There is an amusing chemistry between Favreau and Vaughn as best friend characters, but, a few minutes into "Made" I'm asking myself "why in heaven would Bobby ever put up with the obnoxious Ricky?" When Bobby gets his friend a job as a driver for connected Max, Ricky sells the truck and pockets the money. When they go on the "job" to New York City, Ricky does
everything he can to prove he is a jerk - over-bearing, he'll hit the flight attendant call button with the most inane requests just because he can, regardless of how annoying he is. When Max gives strict orders to stay sober and keep a low profile, Ricky gets hammered and lets everyone know
he's there. And Bobby just puts up with it.
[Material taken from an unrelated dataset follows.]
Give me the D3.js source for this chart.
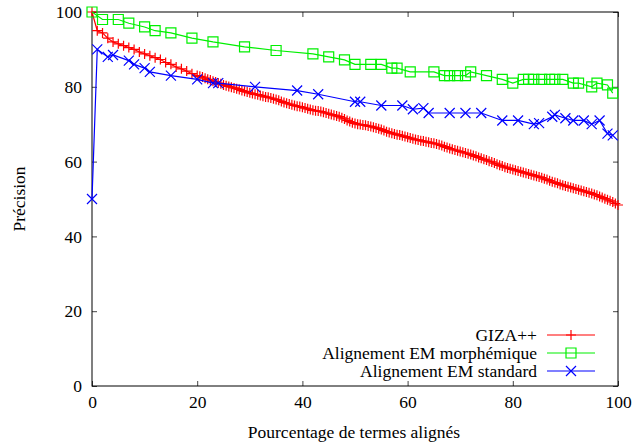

The relationship never makes sense and Favreau doesn't try to explain the why of it except to say that they were boyhood friends. Vaughn's is a reprise of the same character he played in "Swingers," but even more insufferable.

While the camera centers on the antics of Ricky and Bobby, there are a couple of perfs worth mentioning. Sean "Puffy" Combs gives a good badass tough guy persona to New York-based Ruiz, an "associate" of Max. It's always a pleasure to watch Peter Falk even if his Max character only gets a few minutes screen time. Friends of Favreau make up much of the cast with cameos and small roles abounding with the director's buddies.

Favreau is trying for a gritty look and feel and uses hand-held cameras to an annoying degree. Too many tangents hurts the flow of the film and Vince Vaughn, while sickly funny, gets to be too much to take. "Made" doesn't make it.